“Networking” and “relationships” are often used interchangeably at the executive level. In practice, they lead to very different outcomes.
One produces contacts.
The other produces context, trust, and long-term leverage.
This difference becomes especially visible in environments like CEO networking retreats, where surface-level connection is easy, but meaningful executive relationships are rare.
Here’s how the two actually differ, and why it matters for decision-making and execution.
Networking optimizes for access. Relationships optimize for trust.
Networking is about expanding reach:
- More names
- More intros
- More optionality
Meaningful executive relationships are about depth:
- Mutual understanding
- Honest feedback
- Willingness to share failure, not just success
Access gets you into rooms. Trust changes what happens inside them.
In execution terms, access may unlock opportunities. Trust unlocks real collaboration.
Networking is transactional. Relationships are contextual.
Networking interactions are often framed around:
- “What do you do?”
- “Who should we connect you with?”
- “How can we help each other?”
Relationships evolve around shared context:
- Similar failures
- Comparable trade-offs
- Parallel pressures
Executives rarely benefit from advice in isolation. They benefit from advice that understands the constraints of their reality.
This context only forms over time and repeated interaction.
Networking favors performance. Relationships allow honesty.
In networking settings, leaders present the polished version of themselves and their companies.
In meaningful relationships, leaders can say:
- “This initiative is failing.”
- “I don’t know how to handle this transition.”
- “Our culture is drifting.”
Execution improves when leaders have spaces to be honest about uncertainty. Performance-oriented networking rarely provides that.
Networking scales. Relationships don’t.
You can network with dozens of executives in a year. You can maintain only a few deep relationships at once.
This matters because strategic clarity often comes from a small number of trusted perspectives, not a large pool of light connections.
Executives who over-optimize for network size often underinvest in the few relationships that could materially influence their thinking.
Networking optimizes for future optionality. Relationships shape present decisions.

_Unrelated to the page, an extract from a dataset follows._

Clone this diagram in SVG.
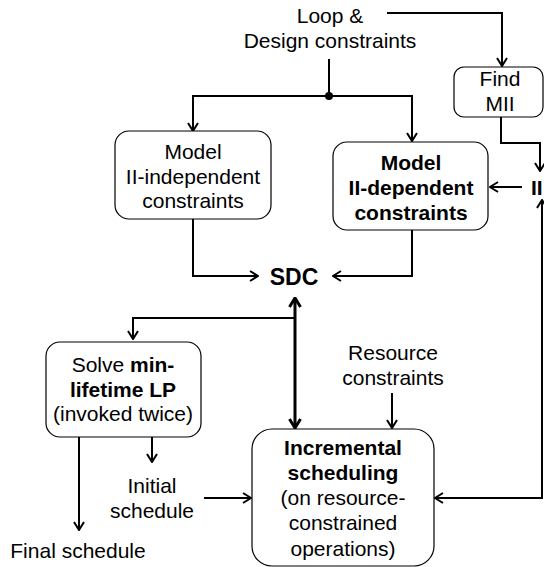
<svg xmlns="http://www.w3.org/2000/svg" width="544" height="567" viewBox="0 0 544 567">
<style>
text{font-family:"Liberation Sans",Arial,sans-serif;font-size:21px;fill:#000;text-anchor:middle}
.b{font-weight:bold}
.box{fill:#fff;stroke:#000;stroke-width:1.2}
.c{fill:none;stroke:#000;stroke-width:2}
.t{fill:none;stroke:#000;stroke-width:3}
</style>
<defs>
<marker id="arr" viewBox="0 0 10 12" refX="9" refY="6" markerWidth="10" markerHeight="12" markerUnits="userSpaceOnUse" orient="auto-start-reverse">
<path d="M1,1 L9,6 L1,11" fill="none" stroke="#000" stroke-width="2"/>
</marker>
<marker id="arrT" viewBox="0 0 12 14" refX="10.5" refY="7" markerWidth="12" markerHeight="14" markerUnits="userSpaceOnUse" orient="auto-start-reverse">
<path d="M1.5,1.5 L10.5,7 L1.5,12.5" fill="none" stroke="#000" stroke-width="3"/>
</marker>
</defs>
<g id="connectors">
<path class="c" d="M387,13 H502 V66" marker-end="url(#arr)"/>
<path class="c" d="M329,59 V96"/>
<circle cx="329" cy="96" r="4" fill="#000"/>
<path class="c" d="M329,96 H193 V131" marker-end="url(#arr)"/>
<path class="c" d="M329,96 H412 V141" marker-end="url(#arr)"/>
<path class="c" d="M501,117 V143 H540 V171" marker-end="url(#arr)"/>
<path class="c" d="M522,187 H490" marker-end="url(#arr)"/>
<path class="c" d="M193,219 V276 H258" marker-end="url(#arr)"/>
<path class="c" d="M412,230 V276 H333" marker-end="url(#arr)"/>
<path class="t" d="M295,298 V428" marker-start="url(#arrT)" marker-end="url(#arrT)"/>
<path class="c" d="M295,318 H133 V339" marker-end="url(#arr)"/>
<path class="c" d="M79,437 V530" marker-end="url(#arr)"/>
<path class="c" d="M152,437 V462" marker-end="url(#arr)"/>
<path class="c" d="M204,498 H251" marker-end="url(#arr)"/>
<path class="c" d="M392,393 V428" marker-end="url(#arr)"/>
<path class="c" d="M435,498 H542 V200" marker-start="url(#arr)" marker-end="url(#arr)"/>
</g>
<g id="loop-design">
<text x="330" y="23">Loop &amp;</text>
<text x="330" y="48">Design constraints</text>
</g>
<g id="find-mii">
<rect class="box" x="454" y="67" width="89" height="50" rx="10"/>
<text x="500" y="86">Find</text>
<text x="500" y="111">MII</text>
</g>
<g id="model-ii-independent">
<rect class="box" x="115" y="131" width="156" height="88" rx="14"/>
<text x="193" y="159">Model</text>
<text x="193" y="184">II-independent</text>
<text x="193" y="208">constraints</text>
</g>
<g id="model-ii-dependent">
<rect class="box" x="333" y="142" width="155" height="88" rx="14"/>
<text class="b" x="411" y="170">Model</text>
<text class="b" x="411" y="195">II-dependent</text>
<text class="b" x="411" y="220">constraints</text>
</g>
<g id="ii">
<text class="b" x="531" y="195" style="text-anchor:start">II</text>
</g>
<g id="sdc">
<text class="b" x="294" y="285" style="font-size:23px">SDC</text>
</g>
<g id="solve-lp">
<rect class="box" x="46" y="342" width="155" height="95" rx="14"/>
<text x="123" y="372">Solve <tspan class="b">min-</tspan></text>
<text class="b" x="123" y="397">lifetime LP</text>
<text x="123" y="421">(invoked twice)</text>
</g>
<g id="resource-constraints">
<text x="393" y="360">Resource</text>
<text x="393" y="385">constraints</text>
</g>
<g id="initial-schedule">
<text x="152" y="493">Initial</text>
<text x="152" y="518">schedule</text>
</g>
<g id="final-schedule">
<text x="78" y="558">Final schedule</text>
</g>
<g id="incremental-scheduling">
<rect class="box" x="252" y="429" width="182" height="137" rx="20"/>
<text class="b" x="343" y="455">Incremental</text>
<text class="b" x="343" y="480">scheduling</text>
<text x="343" y="505">(on resource-</text>
<text x="343" y="530">constrained</text>
<text x="343" y="556">operations)</text>
</g>
</svg>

Networking is about keeping doors open.
Relationships influence:
- How leaders frame risk
- What trade-offs feel acceptable
- Which patterns they notice or ignore
These influences show up in current decisions, not hypothetical future scenarios.
For product and engineering teams, this is why some leadership decisions seem shaped by private conversations rather than public forums.
Networking events reward signaling. Relationships reward vulnerability.
In group settings, executives signal:
- Confidence
- Momentum
- Success
In trusted relationships, executives surface:
- Doubt
- Regret
- Uncertainty
Vulnerability is not weakness at this level. It is how blind spots get exposed.
Execution quality improves when leaders have spaces to process uncertainty honestly.
Why retreats amplify the difference
Formats like CEO networking retreats compress interaction into short time windows. That makes networking easy and relationships hard.
The difference emerges in what happens after:
- Networking leads to sporadic follow-ups
- Relationships lead to ongoing dialogue
If leaders leave with contacts but no continued conversation, the retreat functioned as a networking event, not a relationship-building environment.
The execution takeaway
For teams, this distinction matters because leadership thinking is shaped more by trusted relationships than by broad networks.
When leaders have a few strong executive relationships:
- Decision quality improves
- Risk framing becomes more nuanced
- Strategy becomes less performative
When leaders rely primarily on networking:
- Decisions skew toward consensus narratives
- Hard trade-offs are delayed
- Blind spots persist longer
The practical test
Ask:
- Who can I call when a decision feels uncomfortable?
- Who will challenge my framing, not just validate it?
- Who understands my constraints well enough to give useful feedback?
If those people exist, you have relationships.
If not, you have a network.
And at the executive level, execution quality depends far more on the first than the second.